Several prominent investment firms have recently enlarged their positions in Alibaba. Harbour Capital Advisors established a new position in the third quarter of 2025, purchasing 6,900 shares valued at approximately $1.25 million. Temasek increased its holding by 23.4% to 5.51 million shares, while Causeway Capital boosted its stake by 42.6%. In aggregate, institutional investors now hold about 13.47% of the company’s outstanding shares.

This financial vote of confidence exists alongside ongoing political headwinds. Also on December 19, U.S. lawmakers urged the Department of Defense to classify Alibaba as a potential national security risk. Such geopolitical factors continue to weigh on the stock’s risk profile.

Options Activity Reflects Cautious Sentiment

Trading in the options market on December 19 presented a mixed picture, with over 208,000 contracts changing hands. Put options slightly outnumbered call options, comprising 52.09% of the volume versus 47.91% for calls.

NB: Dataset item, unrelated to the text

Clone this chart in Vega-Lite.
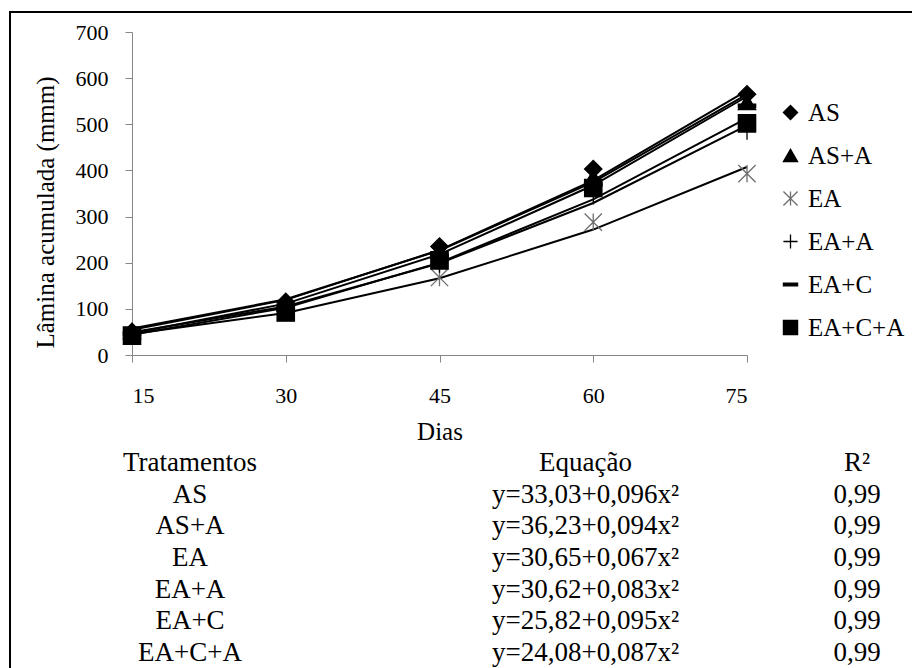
{
  "$schema": "https://vega.github.io/schema/vega-lite/v6.json",
  "width": 902,
  "height": 656,
  "autosize": {"type": "none"},
  "padding": {"left": 10, "top": 12, "right": 0, "bottom": 0},
  "background": "white",
  "config": {
    "view": {"stroke": "black", "strokeWidth": 2, "strokeDash": [902, 1558, 656]},
    "font": "Liberation Serif, Tinos, Noto Serif, DejaVu Serif, FreeSerif, Nimbus Roman, Times, serif",
    "axis": {
      "grid": false,
      "domainColor": "#868686",
      "tickColor": "#868686",
      "tickSize": 7,
      "labelFont": "Liberation Serif, Tinos, Noto Serif, DejaVu Serif, FreeSerif, Nimbus Roman, Times, serif",
      "labelFontSize": 22,
      "labelColor": "black",
      "titleFont": "Liberation Serif, Tinos, Noto Serif, DejaVu Serif, FreeSerif, Nimbus Roman, Times, serif",
      "titleFontSize": 25,
      "titleColor": "black",
      "titleFontWeight": "normal"
    },
    "legend": {
      "orient": "none",
      "legendX": 768,
      "legendY": 88,
      "padding": 0,
      "labelFont": "Liberation Serif, Tinos, Noto Serif, DejaVu Serif, FreeSerif, Nimbus Roman, Times, serif",
      "labelFontSize": 25,
      "labelColor": "black",
      "labelOffset": 5,
      "symbolSize": 200,
      "symbolStrokeWidth": 1.3,
      "rowPadding": 17
    }
  },
  "datasets": {
    "obs": [
      {"trat": "AS", "dias": 15, "lamina": 50}, {"trat": "AS", "dias": 30, "lamina": 115}, {"trat": "AS", "dias": 45, "lamina": 235}, {"trat": "AS", "dias": 60, "lamina": 403}, {"trat": "AS", "dias": 75, "lamina": 565},
      {"trat": "AS+A", "dias": 15, "lamina": 52}, {"trat": "AS+A", "dias": 30, "lamina": 112}, {"trat": "AS+A", "dias": 45, "lamina": 225}, {"trat": "AS+A", "dias": 60, "lamina": 385}, {"trat": "AS+A", "dias": 75, "lamina": 548},
      {"trat": "EA", "dias": 15, "lamina": 42}, {"trat": "EA", "dias": 30, "lamina": 92}, {"trat": "EA", "dias": 45, "lamina": 168}, {"trat": "EA", "dias": 60, "lamina": 288}, {"trat": "EA", "dias": 75, "lamina": 393},
      {"trat": "EA+A", "dias": 15, "lamina": 45}, {"trat": "EA+A", "dias": 30, "lamina": 95}, {"trat": "EA+A", "dias": 45, "lamina": 197}, {"trat": "EA+A", "dias": 60, "lamina": 345}, {"trat": "EA+A", "dias": 75, "lamina": 485},
      {"trat": "EA+C", "dias": 15, "lamina": 45}, {"trat": "EA+C", "dias": 30, "lamina": 100}, {"trat": "EA+C", "dias": 45, "lamina": 215}, {"trat": "EA+C", "dias": 60, "lamina": 370}, {"trat": "EA+C", "dias": 75, "lamina": 540},
      {"trat": "EA+C+A", "dias": 15, "lamina": 42}, {"trat": "EA+C+A", "dias": 30, "lamina": 92}, {"trat": "EA+C+A", "dias": 45, "lamina": 205}, {"trat": "EA+C+A", "dias": 60, "lamina": 362}, {"trat": "EA+C+A", "dias": 75, "lamina": 502}
    ],
    "fit": [
      {"trat": "AS", "dias": 15, "lamina": 54.63}, {"trat": "AS", "dias": 30, "lamina": 119.43}, {"trat": "AS", "dias": 45, "lamina": 227.43}, {"trat": "AS", "dias": 60, "lamina": 378.63}, {"trat": "AS", "dias": 75, "lamina": 573.03},
      {"trat": "AS+A", "dias": 15, "lamina": 57.38}, {"trat": "AS+A", "dias": 30, "lamina": 120.83}, {"trat": "AS+A", "dias": 45, "lamina": 226.58}, {"trat": "AS+A", "dias": 60, "lamina": 374.63}, {"trat": "AS+A", "dias": 75, "lamina": 564.98},
      {"trat": "EA", "dias": 15, "lamina": 45.73}, {"trat": "EA", "dias": 30, "lamina": 90.95}, {"trat": "EA", "dias": 45, "lamina": 166.33}, {"trat": "EA", "dias": 60, "lamina": 271.85}, {"trat": "EA", "dias": 75, "lamina": 407.53},
      {"trat": "EA+A", "dias": 15, "lamina": 49.3}, {"trat": "EA+A", "dias": 30, "lamina": 105.32}, {"trat": "EA+A", "dias": 45, "lamina": 198.7}, {"trat": "EA+A", "dias": 60, "lamina": 329.42}, {"trat": "EA+A", "dias": 75, "lamina": 497.5},
      {"trat": "EA+C", "dias": 15, "lamina": 47.2}, {"trat": "EA+C", "dias": 30, "lamina": 111.32}, {"trat": "EA+C", "dias": 45, "lamina": 218.2}, {"trat": "EA+C", "dias": 60, "lamina": 367.82}, {"trat": "EA+C", "dias": 75, "lamina": 560.2},
      {"trat": "EA+C+A", "dias": 15, "lamina": 43.66}, {"trat": "EA+C+A", "dias": 30, "lamina": 102.38}, {"trat": "EA+C+A", "dias": 45, "lamina": 200.26}, {"trat": "EA+C+A", "dias": 60, "lamina": 337.28}, {"trat": "EA+C+A", "dias": 75, "lamina": 513.46}
    ],
    "tab": [
      {"trat": "Tratamentos", "eq": "Equação", "r2": "R²"},
      {"trat": "AS", "eq": "y=33,03+0,096x²", "r2": "0,99"},
      {"trat": "AS+A", "eq": "y=36,23+0,094x²", "r2": "0,99"},
      {"trat": "EA", "eq": "y=30,65+0,067x²", "r2": "0,99"},
      {"trat": "EA+A", "eq": "y=30,62+0,083x²", "r2": "0,99"},
      {"trat": "EA+C", "eq": "y=25,82+0,095x²", "r2": "0,99"},
      {"trat": "EA+C+A", "eq": "y=24,08+0,087x²", "r2": "0,99"}
    ]
  },
  "layer": [
    {
      "encoding": {
        "x": {
          "field": "dias", "type": "quantitative",
          "scale": {"domain": [15, 75], "range": [122, 737], "nice": false, "zero": false},
          "axis": {"values": [15, 30, 45, 60, 75], "offset": -313, "labelPadding": 23, "title": "Dias", "titleBaseline": "alphabetic", "titleY": 84, "titleAlign": "center"}
        },
        "y": {
          "field": "lamina", "type": "quantitative",
          "scale": {"domain": [0, 700], "range": [343, 20], "nice": false},
          "axis": {"values": [0, 100, 200, 300, 400, 500, 600, 700], "offset": -122, "labelPadding": 17, "title": "Lâmina acumulada (mmm)", "titleAngle": -90, "titleBaseline": "alphabetic", "titleAlign": "center", "titleX": -79, "titleY": 200}
        }
      },
      "layer": [
        {
          "data": {"name": "fit"},
          "mark": {"type": "line", "color": "black", "strokeWidth": 2},
          "encoding": {"detail": {"field": "trat", "type": "nominal"}}
        },
        {
          "data": {"name": "obs"},
          "mark": {"type": "point", "filled": true, "fill": "black", "opacity": 1, "strokeWidth": 1.3, "size": 300},
          "encoding": {
            "shape": {
              "field": "trat", "type": "nominal",
              "scale": {
                "domain": ["AS", "AS+A", "EA", "EA+A", "EA+C", "EA+C+A"],
                "range": ["diamond", "triangle-up", "M-1,-1L1,1M-1,1L1,-1M0,-1L0,1", "M-1,0L1,0M0,-1L0,1", "M-1,-0.2H1V0.2H-1Z", "square"]
              },
              "legend": {"title": null}
            },
            "stroke": {
              "field": "trat", "type": "nominal",
              "scale": {
                "domain": ["AS", "AS+A", "EA", "EA+A", "EA+C", "EA+C+A"],
                "range": ["black", "black", "#6e6e6e", "black", "black", "black"]
              },
              "legend": {"title": null}
            }
          }
        }
      ]
    },
    {
      "data": {"name": "tab"},
      "encoding": {
        "y": {
          "field": "trat", "type": "nominal",
          "scale": {"type": "point", "domain": ["Tratamentos", "AS", "AS+A", "EA", "EA+A", "EA+C", "EA+C+A"], "range": [451, 641], "padding": 0},
          "axis": null
        }
      },
      "layer": [
        {
          "mark": {"type": "text", "font": "Liberation Serif, Tinos, Noto Serif, DejaVu Serif, FreeSerif, Nimbus Roman, Times, serif", "fontSize": 27, "color": "black"},
          "encoding": {
            "x": {"datum": "Tratamentos", "type": "nominal", "scale": {"type": "point", "domain": ["Tratamentos", "Equação", "R²"], "range": [180, 847], "padding": 0}, "axis": null},
            "text": {"field": "trat"}
          }
        },
        {
          "mark": {"type": "text", "font": "Liberation Serif, Tinos, Noto Serif, DejaVu Serif, FreeSerif, Nimbus Roman, Times, serif", "fontSize": 27, "color": "black", "dx": 62},
          "encoding": {
            "x": {"datum": "Equação", "type": "nominal", "axis": null},
            "text": {"field": "eq"}
          }
        },
        {
          "mark": {"type": "text", "font": "Liberation Serif, Tinos, Noto Serif, DejaVu Serif, FreeSerif, Nimbus Roman, Times, serif", "fontSize": 27, "color": "black"},
          "encoding": {
            "x": {"datum": "R²", "type": "nominal", "axis": null},
            "text": {"field": "r2"}
          }
        }
      ]
    }
  ],
  "resolve": {
    "scale": {"x": "independent", "y": "independent"},
    "axis": {"x": "independent", "y": "independent"}
  }
}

Notable activity centered on put options with a $200 strike price expiring in January 2026, suggesting some market participants are hedging against volatility or speculating on a potential price ceiling.

The stock is currently trading between its 50-day moving average of $162.32 and its 200-day moving average of $137.14. The coming weeks will reveal whether the operational momentum in its cloud and AI businesses can sufficiently outweigh the persistent political uncertainties.